TEMPO.CO, Jakarta - Pengamat kebijakan publik, Agus Pambagio, meragukan validitas data penerima bantuan sosial atau bansos pemerintah DKI. Dia mempertanyakan kapan terakhir kali data tersebut diperbarui.
"Data itu pun saya masih meragukan. Anies mengambil data tahun berapa karena data itu tidak pernah di-update. Ada update setahun tapi parsial," kata Agus saat dihubungi, Sabtu, 9 Mei 2020.
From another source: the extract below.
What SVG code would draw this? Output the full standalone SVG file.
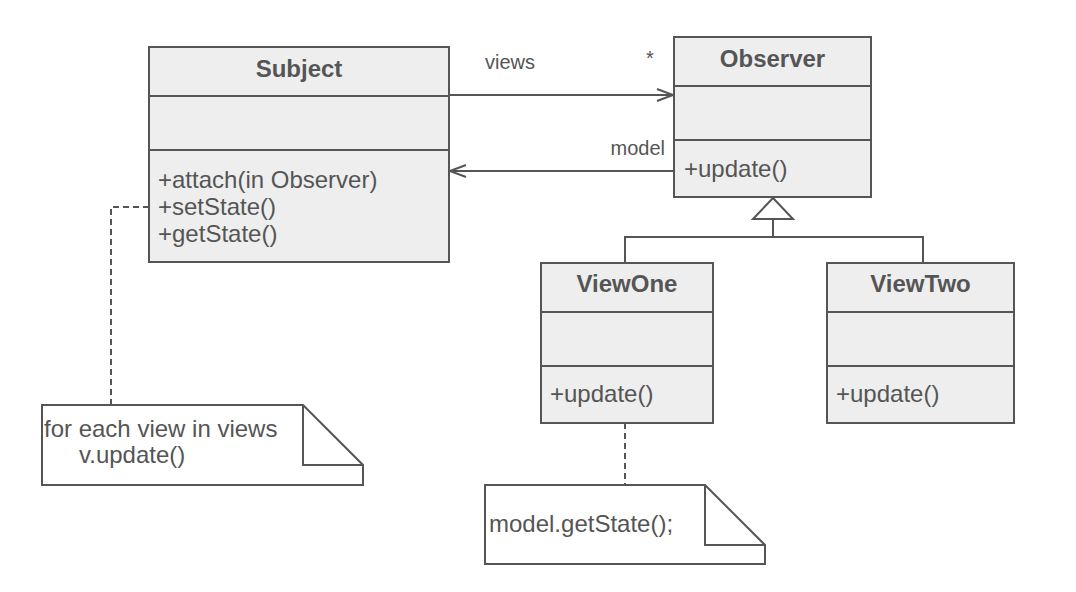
<svg xmlns="http://www.w3.org/2000/svg" width="1076" height="592" viewBox="0 0 1076 592">
<style>
.box{fill:#eeeeee;stroke:#555555;stroke-width:2}
.note{fill:#ffffff;stroke:#555555;stroke-width:2}
.ln{fill:none;stroke:#555555;stroke-width:2}
.dash{fill:none;stroke:#555555;stroke-width:2;stroke-dasharray:6 4}
.t{font-family:"Liberation Sans",Arial,Helvetica,sans-serif;fill:#555555}
.title{font-size:24px;font-weight:bold;text-anchor:middle}
.mem{font-size:24px}
.lbl{font-size:20px}
</style>
<defs>
<marker id="open" markerWidth="20" markerHeight="16" refX="17" refY="7" orient="auto" markerUnits="userSpaceOnUse">
<path d="M1,1 L17,7 L1,13" fill="none" stroke="#555555" stroke-width="2"/>
</marker>
</defs>
<g id="connectors">
<line class="ln" x1="449" y1="95" x2="673" y2="95" marker-end="url(#open)"/>
<line class="ln" x1="674" y1="171" x2="450" y2="171" marker-end="url(#open)"/>
<polygon class="note" points="773,198 753,219 793,219"/>
<polyline class="ln" points="773,219 773,237"/>
<polyline class="ln" points="625,263 625,237 923,237 923,263"/>
<polyline class="dash" points="149,207 111,207 111,405"/>
<line class="dash" x1="625" y1="423" x2="625" y2="485"/>
<text class="t lbl" x="485" y="69">views</text>
<text class="t lbl" x="646" y="65">*</text>
<text class="t lbl" x="665" y="155" text-anchor="end">model</text>
</g>
<g id="Subject">
<rect class="box" x="149" y="47" width="300" height="215"/>
<line class="ln" x1="149" y1="96" x2="449" y2="96"/>
<line class="ln" x1="149" y1="150" x2="449" y2="150"/>
<text class="t title" x="299" y="77">Subject</text>
<text class="t mem" x="158" y="188">+attach(in Observer)</text>
<text class="t mem" x="158" y="215">+setState()</text>
<text class="t mem" x="158" y="242">+getState()</text>
</g>
<g id="Observer">
<rect class="box" x="674" y="37" width="197" height="160"/>
<line class="ln" x1="674" y1="86" x2="871" y2="86"/>
<line class="ln" x1="674" y1="140" x2="871" y2="140"/>
<text class="t title" x="772.5" y="67">Observer</text>
<text class="t mem" x="684" y="177">+update()</text>
</g>
<g id="ViewOne">
<rect class="box" x="541" y="263" width="172" height="160"/>
<line class="ln" x1="541" y1="312" x2="713" y2="312"/>
<line class="ln" x1="541" y1="366" x2="713" y2="366"/>
<text class="t title" x="627" y="292">ViewOne</text>
<text class="t mem" x="550" y="402">+update()</text>
</g>
<g id="ViewTwo">
<rect class="box" x="827" y="263" width="187" height="160"/>
<line class="ln" x1="827" y1="312" x2="1014" y2="312"/>
<line class="ln" x1="827" y1="366" x2="1014" y2="366"/>
<text class="t title" x="920.5" y="292">ViewTwo</text>
<text class="t mem" x="836" y="402">+update()</text>
</g>
<g id="note1">
<path class="note" d="M42,405 L303,405 L363,465 L363,485 L42,485 Z"/>
<polyline class="ln" points="303,405 303,465 363,465"/>
<text class="t mem" x="44" y="437">for each view in views</text>
<text class="t mem" x="79" y="463">v.update()</text>
</g>
<g id="note2">
<path class="note" d="M485,485 L705,485 L765,545 L765,564 L485,564 Z"/>
<polyline class="ln" points="705,485 705,545 765,545"/>
<text class="t mem" x="489" y="532">model.getState();</text>
</g>
</svg>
Dia mencontohkan penerima bansos di domisilinya, RW 04 Pondok Labu, Jakarta Selatan. Di sana sudah tiga kali bansos disalurkan, yaitu satu bantuan DKI dan dua lagi bantuan pemerintah pusat.
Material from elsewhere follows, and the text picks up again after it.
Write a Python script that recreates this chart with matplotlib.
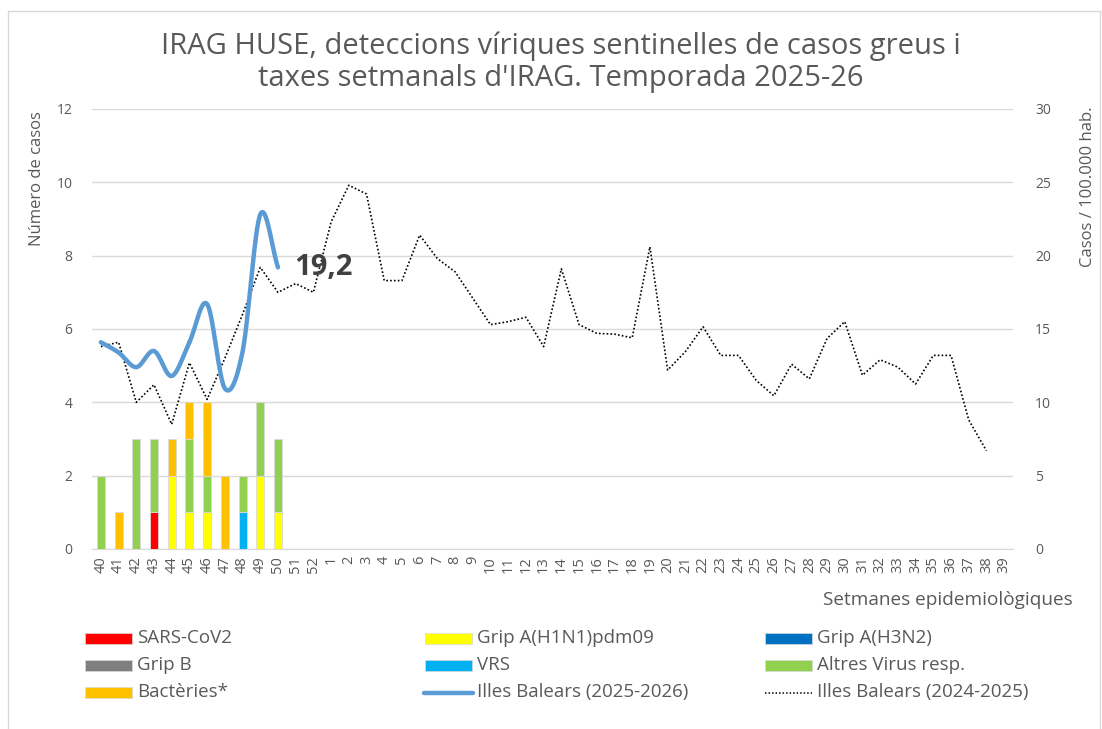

Agus merinci bansos pertama datang dari Dinas Sosial DKI sebanyak 135 paket. Bantuan selanjutnya dari pemerintah pusat yang masing-masing berjumlah 122 dan 97 paket. Masalahnya, menurut dia, pembagian ini merujuk pada data penduduk miskin pada 2015.
"Itu data tahun 2015 di mana data yang miskin yang dapat itu hanya ada 97 kepala keluarga (KK). Sekarang sudah 735 KK, terus bagaimana itu?" jelas dia.
Agus juga mempertanyakan apakah data yang disebut Gubernur Anies Baswedan memang menunjukkan kondisi sebenarnya alias real time. Data yang dimaksud soal 3,7 juta jiwa warga DKI yang memerlukan bantuan akibat terdampak pandemi Covid-19.
Anies sebelumnya menyampaikan jumlah itu dalam rapat terbatas atau ratas dengan Presiden Joko Widodo pada 30 Maret 2020. Dalam rapat kemudian disepakati pemerintah DKI menanggung 1,1 juta jiwa dan pemerintah pusat menyalurkan bantuan untuk 2,6 juta jiwa atau dikonversi menjadi 1,3 juta kepala keluarga (KK).
Menurut Agus, data yang disebut Anies berpotensi tidak valid lagi untuk hari ini. Sebab, setiap detik ada perubahan status penduduk, entah menjadi kaya, miskin, atau sudah meninggal.
"Orang meninggal kan setiap hari. Makanya banyak orang sudah meninggal masih dapat bansos karena datanya tidak di-update setiap hari," ujar dia.